- SUPPLIED DATA

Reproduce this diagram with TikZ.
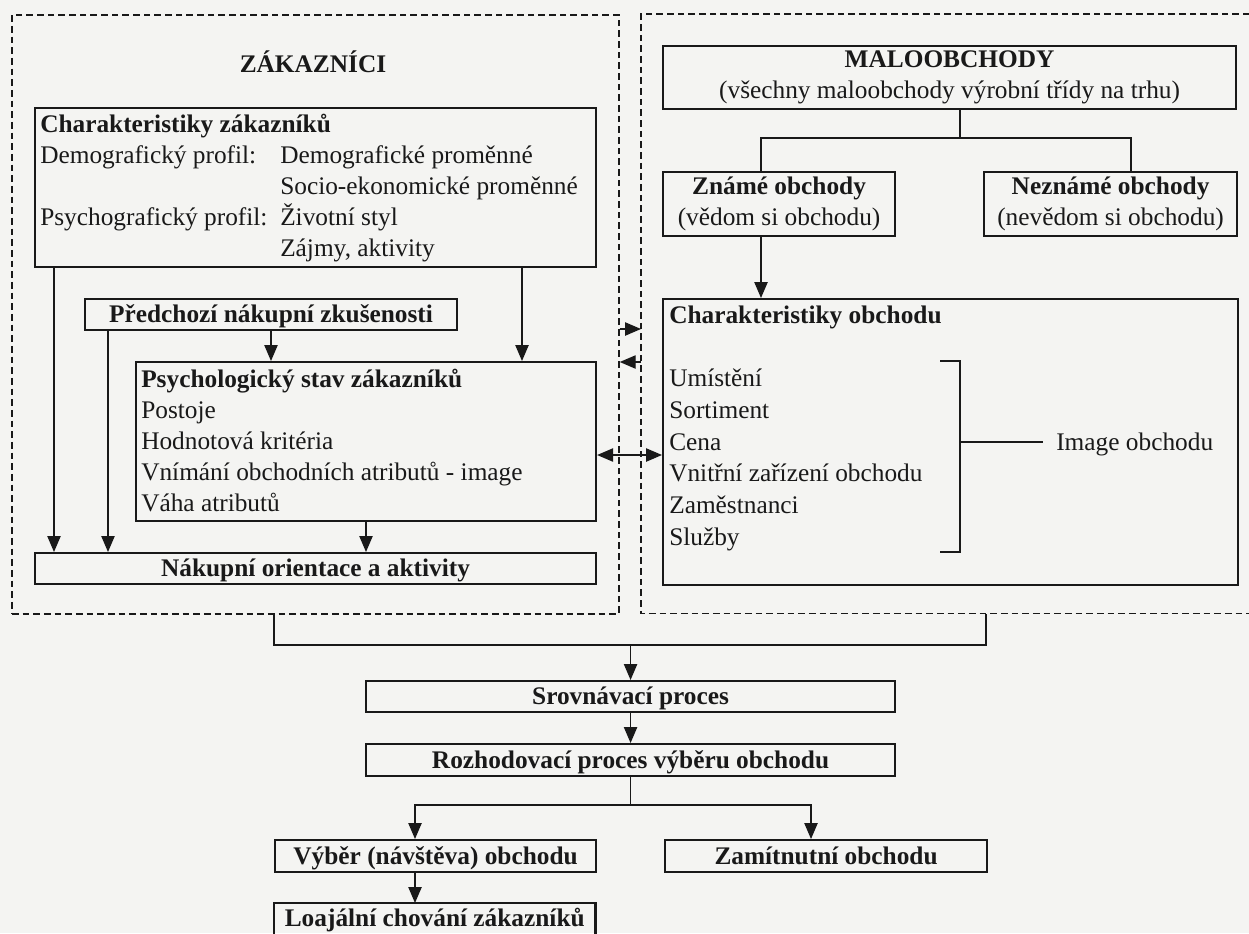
\documentclass[tikz,border=0pt]{standalone}
\usepackage{fontspec}
\setmainfont{Liberation Serif}
\usetikzlibrary{arrows.meta,calc}
\definecolor{bgcol}{RGB}{244,244,242}
\definecolor{ink}{RGB}{25,25,25}
\newcommand\mkbox[7]{\node[#6,minimum width={(#4-#2)*0.75pt},minimum height={(#5-#3)*0.75pt}] (#1) at (#2,#3) {#7};}
\begin{document}
\begin{tikzpicture}[x=0.75pt,y=-0.75pt,
  font=\fontsize{19}{23.25}\selectfont, color=ink,
  box/.style={draw, line width=1.6pt, inner sep=0pt, anchor=north west, text height=15pt, text depth=3pt},
  mbox/.style={draw, line width=1.6pt, inner sep=0pt, anchor=north west, align=center},
  plain/.style={inner sep=0pt, anchor=north west, text height=15pt, text depth=3pt},
  boxline/.style={line width=1.6pt},
  cont/.style={draw, dash pattern=on 5pt off 3pt, line width=1.3pt, inner sep=0pt, anchor=north west},
  contline/.style={dash pattern=on 5pt off 3pt, line width=1.3pt},
  txt/.style={inner sep=0pt, anchor=base west},
  conn/.style={line width=1pt},
  arr/.style={conn, -{Triangle[length=12pt,width=10pt]}},
  darr/.style={conn, {Triangle[length=12pt,width=10pt]}-{Triangle[length=12pt,width=10pt]}},
]
\fill[bgcol] (0,0) rectangle (1249,933);
\useasboundingbox (0,0) rectangle (1249,933);

% containers
\mkbox{zak}{11}{14}{618}{613}{cont}{}
\node[inner sep=0pt, anchor=north west, minimum width={(1249-641)*0.75pt}, minimum height={(613-14)*0.75pt}] (obch) at (641,14) {};
\draw[contline] (obch.north east) -- (obch.north west) -- (obch.south west) -- (obch.south east);

% left side
\node[inner sep=0pt] (zaktitle) at (313,62) {\bfseries ZÁKAZNÍCI};

\mkbox{charz}{34}{107}{595}{266}{box}{}
\node[txt] (cz0) at (40,132) {\bfseries Charakteristiky zákazníků};
\node[txt] (cz1) at (40,163) {Demografický profil:};
\node[txt] (cz2) at (280,163) {Demografické proměnné};
\node[txt] (cz3) at (280,194) {Socio-ekonomické proměnné};
\node[txt] (cz4) at (40,225) {Psychografický profil:};
\node[txt] (cz5) at (280,225) {Životní styl};
\node[txt] (cz6) at (280,256) {Zájmy, aktivity};

\mkbox{prev}{84}{298}{456}{329}{box}{\bfseries Předchozí nákupní zkušenosti}

\mkbox{psych}{135}{361}{595}{520}{box}{}
\node[txt] (ps0) at (141,387) {\bfseries Psychologický stav zákazníků};
\node[txt] (ps1) at (141,418) {Postoje};
\node[txt] (ps2) at (141,449) {Hodnotová kritéria};
\node[txt] (ps3) at (141,480) {Vnímání obchodních atributů - image};
\node[txt] (ps4) at (141,511) {Váha atributů};

\mkbox{nak}{34}{552}{595}{583}{box}{\bfseries Nákupní orientace a aktivity}

\coordinate (xa) at (54,0);
\coordinate (xb) at (108,0);
\coordinate (xc) at (271,0);
\coordinate (xd) at (522,0);
\coordinate (xe) at (366,0);
\draw[arr] (charz.south -| xa) -- (nak.north -| xa);
\draw[arr] (charz.south -| xd) -- (psych.north -| xd);
\draw[arr] (prev.south -| xb) -- (nak.north -| xb);
\draw[arr] (prev.south -| xc) -- (psych.north -| xc);
\draw[arr] (psych.south -| xe) -- (nak.north -| xe);

% right side
\mkbox{malo}{662}{45}{1235}{108}{mbox}{\textbf{MALOOBCHODY}\\(všechny maloobchody výrobní třídy na trhu)}
\mkbox{known}{662}{171}{894}{235}{mbox}{\textbf{Známé obchody}\\(vědom si obchodu)}
\mkbox{unknown}{983}{171}{1236}{235}{mbox}{\textbf{Neznámé obchody}\\(nevědom si obchodu)}

\coordinate (fk) at (0,138);
\coordinate (xf) at (960,0);
\coordinate (xg) at (761,0);
\coordinate (xh) at (1131,0);
\draw[conn] (malo.south -| xf) -- (xf |- fk);
\draw[conn] (known.north -| xg) |- (xh |- fk) -- (unknown.north -| xh);

\mkbox{chob}{662}{298}{1237}{584}{box}{}
\draw[arr] (known.south -| xg) -- (chob.north -| xg);
\node[txt] (ch0) at (669,323) {\bfseries Charakteristiky obchodu};
\node[txt] (ch1) at (669,386) {Umístění};
\node[txt] (ch2) at (669,418) {Sortiment};
\node[txt] (ch3) at (669,450) {Cena};
\node[txt] (ch4) at (669,481) {Vnitřní zařízení obchodu};
\node[txt] (ch5) at (669,513) {Zaměstnanci};
\node[txt] (ch6) at (669,545) {Služby};

\coordinate (brt) at (940,361);
\coordinate (brb) at (940,552);
\coordinate (brm) at (960,442);
\draw[boxline] (brt) -- (brt -| brm) -- (brb -| brm) -- (brb);
\node[inner sep=0pt, anchor=west, text height=15pt, text depth=3pt] (img) at (1056,442) {Image obchodu};
\coordinate (imgl) at (1043,442);
\draw[conn] (brm) -- (imgl);

% arrows between the two parts
\coordinate (ya) at (0,329);
\coordinate (yb) at (0,362);
\coordinate (yc) at (0,455);
\draw[arr] (zak.east |- ya) -- (obch.west |- ya);
\draw[arr] (obch.west |- yb) -- (zak.east |- yb);
\draw[darr] (psych.east |- yc) -- (chob.west |- yc);

% bottom
\mkbox{srov}{365}{680}{894}{711}{box}{\bfseries Srovnávací proces}
\mkbox{rozh}{365}{743}{894}{775}{box}{\bfseries Rozhodovací proces výběru obchodu}
\mkbox{vyb}{274}{839}{595}{871}{box}{\bfseries Výběr (návštěva) obchodu}
\mkbox{zam}{664}{839}{986}{871}{box}{\bfseries Zamítnutní obchodu}
\mkbox{loaj}{274}{903}{595}{933}{plain}{\bfseries Loajální chování zákazníků}
\draw[boxline] (loaj.south west) -- (loaj.north west) -- (loaj.north east) -- (loaj.south east);

\coordinate (xl) at (274,0);
\coordinate (xr) at (986,0);
\coordinate (yj) at (0,645);
\coordinate (yk) at (0,805);
\coordinate (xv) at (415,0);
\coordinate (xz) at (811,0);
\draw[conn] (zak.south -| xl) |- (xr |- yj) -- (obch.south -| xr);
\draw[arr] (srov.north |- yj) -- (srov.north);
\draw[arr] (srov.south) -- (rozh.north);
\draw[conn] (rozh.south) -- (rozh.south |- yk);
\draw[arr] (rozh.south |- yk) -| (vyb.north -| xv);
\draw[arr] (rozh.south |- yk) -| (zam.north -| xz);
\draw[arr] (vyb.south -| xv) -- (loaj.north -| xv);
\end{tikzpicture}
\end{document}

- PROBLEM
Your task is to repeat the material above exactly, without its pictures.

- COMPLETED TASK
Reproduce this diagram with TikZ.
\documentclass[tikz,border=0pt]{standalone}
\usepackage{fontspec}
\setmainfont{Liberation Serif}
\usetikzlibrary{arrows.meta,calc}
\definecolor{bgcol}{RGB}{244,244,242}
\definecolor{ink}{RGB}{25,25,25}
\newcommand\mkbox[7]{\node[#6,minimum width={(#4-#2)*0.75pt},minimum height={(#5-#3)*0.75pt}] (#1) at (#2,#3) {#7};}
\begin{document}
\begin{tikzpicture}[x=0.75pt,y=-0.75pt,
  font=\fontsize{19}{23.25}\selectfont, color=ink,
  box/.style={draw, line width=1.6pt, inner sep=0pt, anchor=north west, text height=15pt, text depth=3pt},
  mbox/.style={draw, line width=1.6pt, inner sep=0pt, anchor=north west, align=center},
  plain/.style={inner sep=0pt, anchor=north west, text height=15pt, text depth=3pt},
  boxline/.style={line width=1.6pt},
  cont/.style={draw, dash pattern=on 5pt off 3pt, line width=1.3pt, inner sep=0pt, anchor=north west},
  contline/.style={dash pattern=on 5pt off 3pt, line width=1.3pt},
  txt/.style={inner sep=0pt, anchor=base west},
  conn/.style={line width=1pt},
  arr/.style={conn, -{Triangle[length=12pt,width=10pt]}},
  darr/.style={conn, {Triangle[length=12pt,width=10pt]}-{Triangle[length=12pt,width=10pt]}},
]
\fill[bgcol] (0,0) rectangle (1249,933);
\useasboundingbox (0,0) rectangle (1249,933);

% containers
\mkbox{zak}{11}{14}{618}{613}{cont}{}
\node[inner sep=0pt, anchor=north west, minimum width={(1249-641)*0.75pt}, minimum height={(613-14)*0.75pt}] (obch) at (641,14) {};
\draw[contline] (obch.north east) -- (obch.north west) -- (obch.south west) -- (obch.south east);

% left side
\node[inner sep=0pt] (zaktitle) at (313,62) {\bfseries ZÁKAZNÍCI};

\mkbox{charz}{34}{107}{595}{266}{box}{}
\node[txt] (cz0) at (40,132) {\bfseries Charakteristiky zákazníků};
\node[txt] (cz1) at (40,163) {Demografický profil:};
\node[txt] (cz2) at (280,163) {Demografické proměnné};
\node[txt] (cz3) at (280,194) {Socio-ekonomické proměnné};
\node[txt] (cz4) at (40,225) {Psychografický profil:};
\node[txt] (cz5) at (280,225) {Životní styl};
\node[txt] (cz6) at (280,256) {Zájmy, aktivity};

\mkbox{prev}{84}{298}{456}{329}{box}{\bfseries Předchozí nákupní zkušenosti}

\mkbox{psych}{135}{361}{595}{520}{box}{}
\node[txt] (ps0) at (141,387) {\bfseries Psychologický stav zákazníků};
\node[txt] (ps1) at (141,418) {Postoje};
\node[txt] (ps2) at (141,449) {Hodnotová kritéria};
\node[txt] (ps3) at (141,480) {Vnímání obchodních atributů - image};
\node[txt] (ps4) at (141,511) {Váha atributů};

\mkbox{nak}{34}{552}{595}{583}{box}{\bfseries Nákupní orientace a aktivity}

\coordinate (xa) at (54,0);
\coordinate (xb) at (108,0);
\coordinate (xc) at (271,0);
\coordinate (xd) at (522,0);
\coordinate (xe) at (366,0);
\draw[arr] (charz.south -| xa) -- (nak.north -| xa);
\draw[arr] (charz.south -| xd) -- (psych.north -| xd);
\draw[arr] (prev.south -| xb) -- (nak.north -| xb);
\draw[arr] (prev.south -| xc) -- (psych.north -| xc);
\draw[arr] (psych.south -| xe) -- (nak.north -| xe);

% right side
\mkbox{malo}{662}{45}{1235}{108}{mbox}{\textbf{MALOOBCHODY}\\(všechny maloobchody výrobní třídy na trhu)}
\mkbox{known}{662}{171}{894}{235}{mbox}{\textbf{Známé obchody}\\(vědom si obchodu)}
\mkbox{unknown}{983}{171}{1236}{235}{mbox}{\textbf{Neznámé obchody}\\(nevědom si obchodu)}

\coordinate (fk) at (0,138);
\coordinate (xf) at (960,0);
\coordinate (xg) at (761,0);
\coordinate (xh) at (1131,0);
\draw[conn] (malo.south -| xf) -- (xf |- fk);
\draw[conn] (known.north -| xg) |- (xh |- fk) -- (unknown.north -| xh);

\mkbox{chob}{662}{298}{1237}{584}{box}{}
\draw[arr] (known.south -| xg) -- (chob.north -| xg);
\node[txt] (ch0) at (669,323) {\bfseries Charakteristiky obchodu};
\node[txt] (ch1) at (669,386) {Umístění};
\node[txt] (ch2) at (669,418) {Sortiment};
\node[txt] (ch3) at (669,450) {Cena};
\node[txt] (ch4) at (669,481) {Vnitřní zařízení obchodu};
\node[txt] (ch5) at (669,513) {Zaměstnanci};
\node[txt] (ch6) at (669,545) {Služby};

\coordinate (brt) at (940,361);
\coordinate (brb) at (940,552);
\coordinate (brm) at (960,442);
\draw[boxline] (brt) -- (brt -| brm) -- (brb -| brm) -- (brb);
\node[inner sep=0pt, anchor=west, text height=15pt, text depth=3pt] (img) at (1056,442) {Image obchodu};
\coordinate (imgl) at (1043,442);
\draw[conn] (brm) -- (imgl);

% arrows between the two parts
\coordinate (ya) at (0,329);
\coordinate (yb) at (0,362);
\coordinate (yc) at (0,455);
\draw[arr] (zak.east |- ya) -- (obch.west |- ya);
\draw[arr] (obch.west |- yb) -- (zak.east |- yb);
\draw[darr] (psych.east |- yc) -- (chob.west |- yc);

% bottom
\mkbox{srov}{365}{680}{894}{711}{box}{\bfseries Srovnávací proces}
\mkbox{rozh}{365}{743}{894}{775}{box}{\bfseries Rozhodovací proces výběru obchodu}
\mkbox{vyb}{274}{839}{595}{871}{box}{\bfseries Výběr (návštěva) obchodu}
\mkbox{zam}{664}{839}{986}{871}{box}{\bfseries Zamítnutní obchodu}
\mkbox{loaj}{274}{903}{595}{933}{plain}{\bfseries Loajální chování zákazníků}
\draw[boxline] (loaj.south west) -- (loaj.north west) -- (loaj.north east) -- (loaj.south east);

\coordinate (xl) at (274,0);
\coordinate (xr) at (986,0);
\coordinate (yj) at (0,645);
\coordinate (yk) at (0,805);
\coordinate (xv) at (415,0);
\coordinate (xz) at (811,0);
\draw[conn] (zak.south -| xl) |- (xr |- yj) -- (obch.south -| xr);
\draw[arr] (srov.north |- yj) -- (srov.north);
\draw[arr] (srov.south) -- (rozh.north);
\draw[conn] (rozh.south) -- (rozh.south |- yk);
\draw[arr] (rozh.south |- yk) -| (vyb.north -| xv);
\draw[arr] (rozh.south |- yk) -| (zam.north -| xz);
\draw[arr] (vyb.south -| xv) -- (loaj.north -| xv);
\end{tikzpicture}
\end{document}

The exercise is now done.